Bat macumba oba: The Batman shield marks protected homes and businesses in Rio’s Western District — and the campaign advertising of two local candidate. See Rio de Janeiro: Batman Returns.

This is not really news to me, although the attribution to an official source (from a year and a half ago) is. Journalists were writing the exact same thing a year ago. But now it’s on TV Globo, so it must be actually happening!

Not that that is not probably a good thing, even in this dumbed-down form.

No meio do caminho entre a polícia oficial e o poder paralelo, estão as maiores vítimas: os moradores das comunidades pobres.
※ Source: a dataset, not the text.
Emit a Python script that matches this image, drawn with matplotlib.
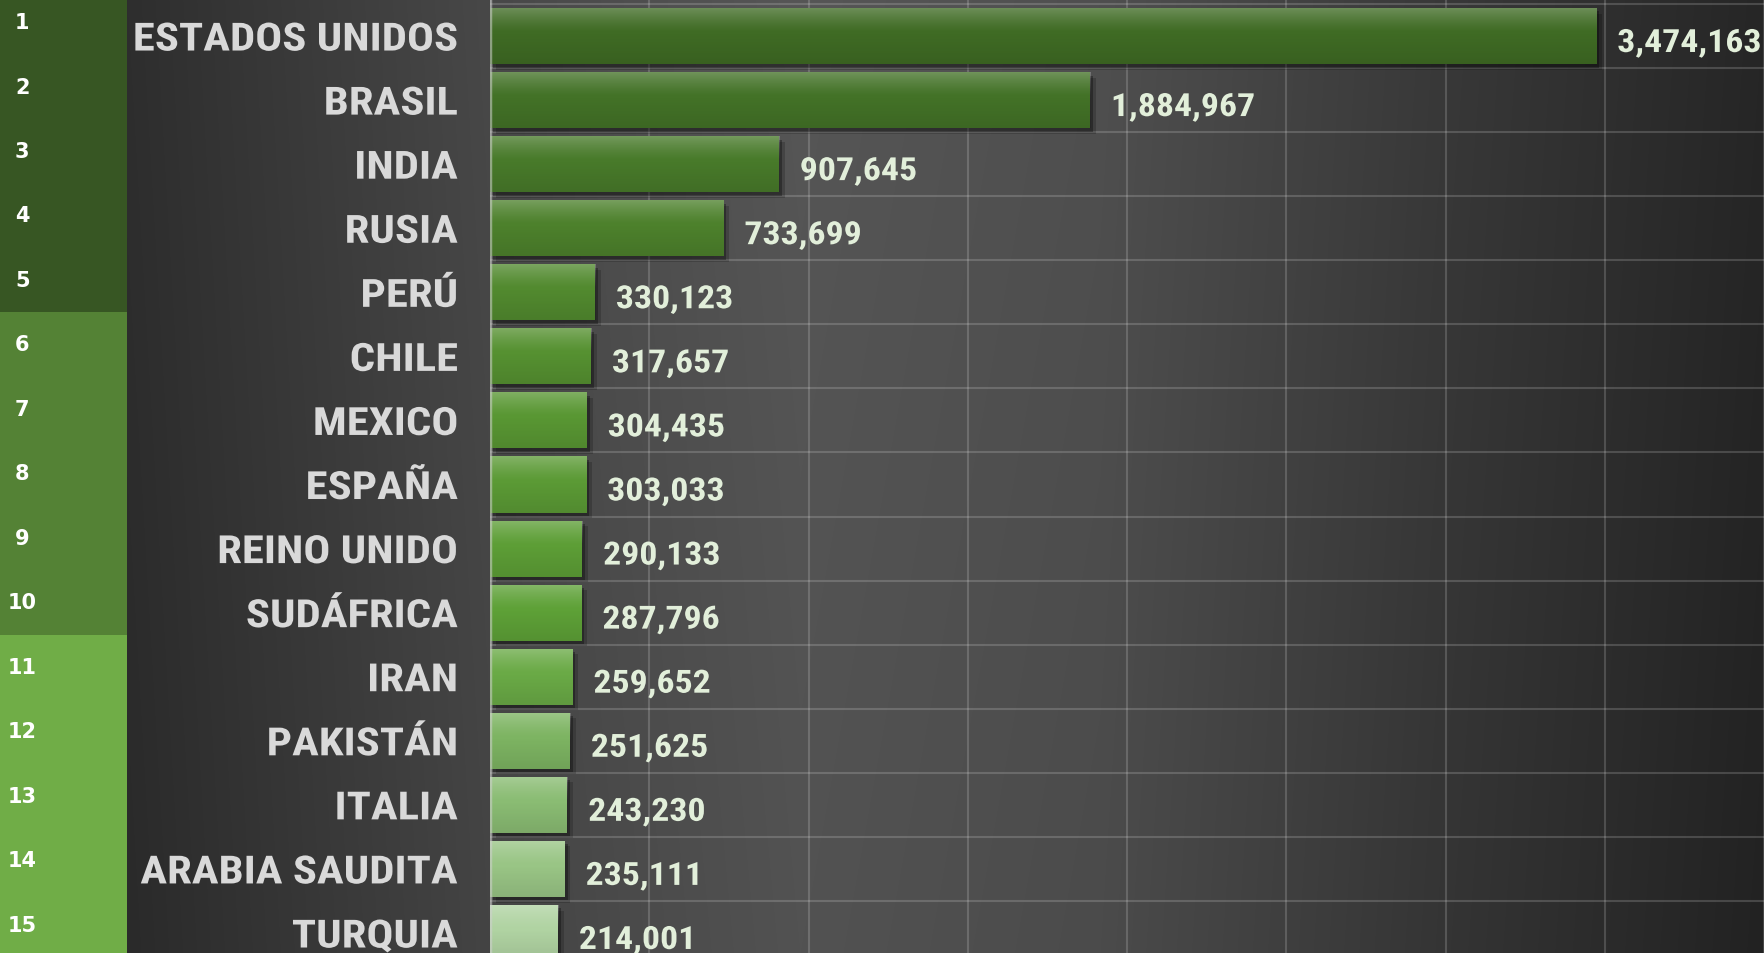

Caught between the official policeman and a parallel power are the greatest victims: The residents of poor communities.

“Na verdade, eles estão expostos há muito tempo a uma situação de submissão. Mas este não é de um dilema do morador da favela apenas. É um dilema e um desafio para a cidade do Rio de Janeiro”, finaliza Marcelo Burgos, pesquisador da Pontifícia Universidade Católica do Rio de Janeiro (PUC-Rio).

“In reality, they have been exposed for a long time now to a condition of subjection. But this is not a dilemma for the shantytown dweller along. It is a dilemma and a challenge for the entire city of Rio,” says Marcelo Burgos, a PUC-Rio researcher.

Amanhã, na última reportagem especial, saiba o que dizem as autoridades sobre o combate às milícias no Rio de Janeiro.

Tomorrow, in the final report in this special series, you will learn what the authorities say about combating militias in Rio.

I will have a look at that. Viewing Globo video online is sort of a hit or miss proposition, though.